Over the years I've earned a reputation as a ferverent, unrepentent note taker. I write notes about everything, scribbling stuff in an artist's sketch pad, typing madly in a text file or more recently thumbing myself reminders into my iOS-device. In meetings I'm constantly writing things down, summarizing discussions, making note of key points.
I'm not sure what it is, maybe it's because I don't trust my brain to remember, or maybe because it *helps* me remember or it's because I'm detail oriented. I do know that it helps me accurately hold the entire architecture of whatever it is I'm working on in my head, which makes it a lot easier to make informed decisions and weigh the implications of choices later on.
I thought I'd share a few tips 'n tricks about how I take notes, maybe you'll find something useful...
Medium: Analog or Digital?
I've seen a few note taking apps running on tablet computers, stuff from simple text editors to mind-mapping tools. For me it depends on what I'm doing. If I'm going into a meeting where I'm seeking some answers to some specific questions, I'll usually just have a text file open on my laptop with the questions or key objectives of the meeting and just type things in. If I'm there to listen to a client or someone else present or lecture, then I prefer paper.
My handwriting can be a bit messy, especially if I'm working really fast, but paper allows me to branch off in tangents, draw pictures and flow charts. I'm not limited to how I want to record my notes and layout the page, I just draw it and it happens. It allows for a more non-linear thinking style.
On the other hand, digital is way better for indexing and searching, and if you have terrible hand writing you might get into trouble later when you can't read something important.
I usually end up somewhere down the middle: recording notes on paper with a certain system, and then later digitizing the key points from those notes into a text file.
Notes on Paper: The Behance Action Method
When I'm making notes on paper, I have a system of laying out the page, some of which was inspired/stolen from Behance's Action Method, in particular their paper products. I carve up my page into 3 sections like this:
The Notes area is for, uh, notes obviously. Following Behance's lead, the right column is for Actions, todo items. As you write out notes, you add the stuff that you need to take care of in the right column, along side the notes in the left that they pretain to, so if you need a context for the action you need to take, it's right there. After the meeting, you just need to look at that column to figure out what you're responsible for.

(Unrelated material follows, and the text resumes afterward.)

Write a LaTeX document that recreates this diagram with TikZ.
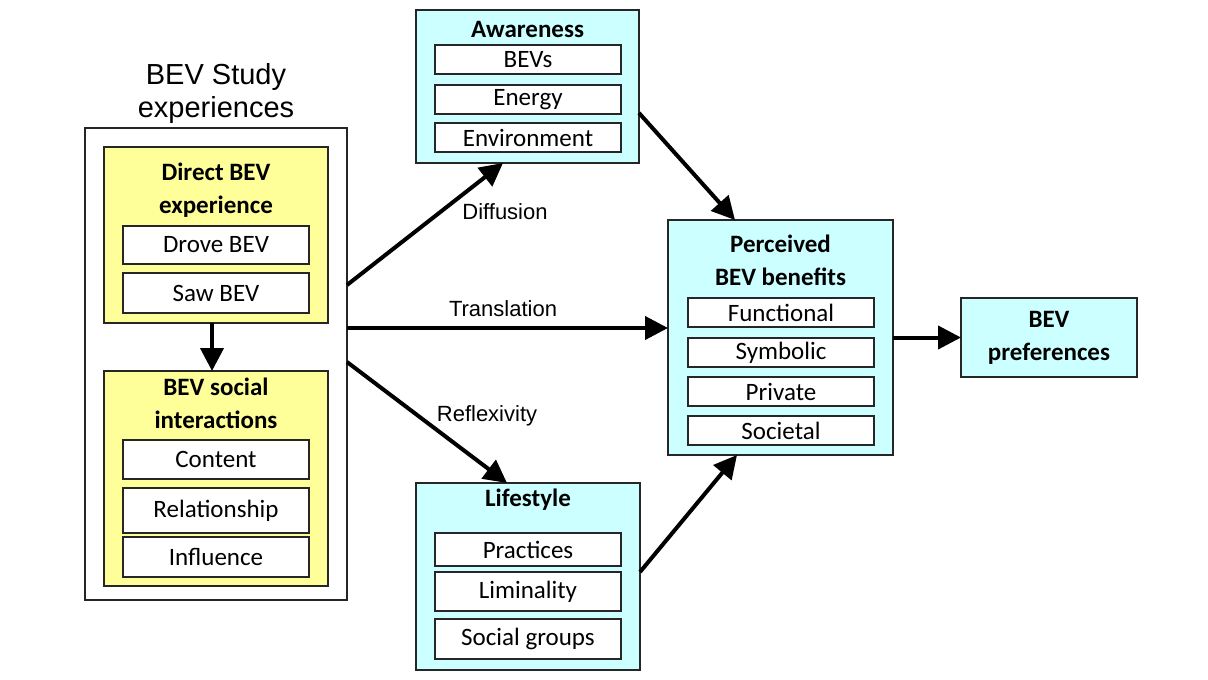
\documentclass[tikz,border=0pt]{standalone}
\usepackage{fontspec}
\setmainfont{Carlito}
\newfontfamily\arialfont{Liberation Sans}
\usetikzlibrary{arrows.meta}
\definecolor{bevcyan}{RGB}{204,255,255}
\definecolor{bevyellow}{RGB}{255,255,153}
\begin{document}
\begin{tikzpicture}[x=.5pt, y=-.5pt,
    group/.style={draw=black!85, line width=.8pt, inner sep=0pt, outer sep=0pt},
    head/.style={font=\fontsize{12.5}{16.5}\selectfont\bfseries, align=center},
    item/.style={draw=black!85, fill=white, line width=.8pt, minimum width=93pt,
      inner sep=0pt, outer sep=0pt, font=\fontsize{12.5}{15}\selectfont},
    link/.style={line width=2pt, -{Triangle[length=11.5pt, width=11.5pt]}},
    tag/.style={font=\arialfont\fontsize{11}{13}\selectfont}]
  \useasboundingbox (0,0) rectangle (1208,679);
  % study experiences
  \node[font=\arialfont\fontsize{14.5}{16.5}\selectfont, align=center] (studytitle) at (216,94) {BEV Study\\experiences};
  \node[group, minimum width=131pt, minimum height=236pt] (study) at (216,364) {};
  \node[group, fill=bevyellow, minimum width=112pt, minimum height=88pt] (direct) at (216,235) {};
  \node[head] (directtitle) at (216,190) {Direct BEV\\experience};
  \node[item, minimum height=19pt] (drove) at (216,245) {Drove BEV};
  \node[item, minimum height=20pt] (saw) at (216,293) {Saw BEV};
  \node[group, fill=bevyellow, minimum width=112pt, minimum height=107.5pt] (social) at (216,478.5) {};
  \node[head] (socialtitle) at (216,403) {BEV social\\interactions};
  \node[item, minimum height=19.5pt] (content) at (216,459.5) {Content};
  \node[item, minimum height=22.5pt] (relation) at (216,510.5) {Relationship};
  \node[item, minimum height=20pt] (influence) at (216,557) {Influence};
  % awareness
  \node[group, fill=bevcyan, minimum width=111.5pt, minimum height=76.5pt] (aware) at (527.5,86.5) {};
  \node[head] (awaretitle) at (527.5,29) {Awareness};
  \node[item, minimum height=14.5pt] (bevs) at (528,59.5) {BEVs};
  \node[item, minimum height=14.5pt] (energy) at (528,99.5) {Energy};
  \node[item, minimum height=14.5pt] (environment) at (528,137.5) {Environment};
  % lifestyle
  \node[group, fill=bevcyan, minimum width=112pt, minimum height=93.5pt] (life) at (528,576.5) {};
  \node[head] (lifetitle) at (528,500) {Lifestyle};
  \node[item, minimum height=16.5pt] (practices) at (528,549.5) {Practices};
  \node[item, minimum height=19.5pt] (liminality) at (528,591.5) {Liminality};
  \node[item, minimum height=20pt] (groups) at (528,639) {Social groups};
  % perceived benefits
  \node[group, fill=bevcyan, minimum width=112.5pt, minimum height=117.5pt] (benefit) at (780.5,337.5) {};
  \node[head] (benefittitle) at (780.5,260) {Perceived\\BEV benefits};
  \node[item, minimum height=14.5pt] (functional) at (781,312.5) {Functional};
  \node[item, minimum height=14.5pt] (symbolic) at (781,352.5) {Symbolic};
  \node[item, minimum height=14.5pt] (private) at (781,391.5) {Private};
  \node[item, minimum height=14.5pt] (societal) at (781,430.5) {Societal};
  % preferences
  \node[group, fill=bevcyan, minimum width=88pt, minimum height=39.5pt, head] (pref) at (1049,337.5) {BEV\\preferences};
  % labels
  \node[tag] (diffusion) at (505,212) {Diffusion};
  \node[tag] (translation) at (503,309) {Translation};
  \node[tag] (reflexivity) at (487,416) {Reflexivity};
  % lines
  \draw[link] ([xshift=-2pt]direct.south) -- ([xshift=-2pt]social.north);
  \draw[link] ([yshift=39.5pt]study.east) -- ([xshift=-12.25pt]aware.south);
  \draw[link] ([yshift=18pt]study.east) -- ([yshift=4.75pt]benefit.west);
  \draw[link] ([yshift=1pt]study.east) -- ([xshift=-10.5pt]life.north);
  \draw[link] ([yshift=-13.25pt]aware.east) -- ([xshift=-22.75pt]benefit.north);
  \draw[link] ([yshift=2.25pt]life.east) -- ([xshift=-21.75pt]benefit.south);
  \draw[link] (benefit.east) -- (pref.west);
\end{tikzpicture}
\end{document}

The Questions area at the bottom is something I came up with. I found that during meetings, someone would be in the middle of explaining something or hashing out an idea. I'd have my questions and counter arguements but rather than break their flow, I now write these down into the bottom area and wait for them to finish. Then as I go through each question, I scratch it off, or make a note about the answer and connect it with the question by drawing an arrow.
The question area could also be used as a "parking lot", features or requests or ideas that won't make the cut for now, but maybe you can loop back to them at a later date.
Using symbols and notation markings
I sing in a choir in my free time, and something that we're always doing is marking up our scores in order to draw attention to something or make a change that the director wants. Sometimes we're just making additional musical notations, but sometimes I'm also writing in helpful cues like when I should look up because the director changes tempo, or where a good place to breath or turn the page is, or how I always sing this one note flat, and I need an arrow upwards to remind me it's higher than I think.
I do something similar for notes, using symbols to mark them up, to draw my eye to key things, or to help me sweep through the notes for particular kinds of informtion.
dash "-": just a generic bullet point note
plus "+": action item for me
plus "+" and checkmark : an action item I completed
equals "=": action item for somebody else, usually the client
star: key point
big giant star: *really important* key point
I probably need to come up with a unique symbol for "parking lot" items too.
This is simply using headers, sometimes with underlines or horizontal rules, to help demarkate big ideas and topics into their own buckets, and then add points and sub-headers below that until the we're done talking about the topic. Makes it easy to find stuff in your notes later.
I also use numbers for steps in a plan or scenario or use case.
At the end of the meeting, it's always a good idea to review what you actually wrote soon after, if not immediately. Chances are you left words out, spelt things wrong or didn't complete sentences. While it's still fresh in your head or people are nearby to ask questions of, flesh out those notes so that there are no errors and that they're complete.
You may also take the extra step of digitizing them/typing them out, but that's up to you. Most of the time I'm writing notes because I'm collecting requirements, so it's all going to go into some kind of document anyways.
Got any of your own tips? I'd love to hear about them in the comments.
I always wondered what you were scribbling in all those meetings. Really cool to see your methodology.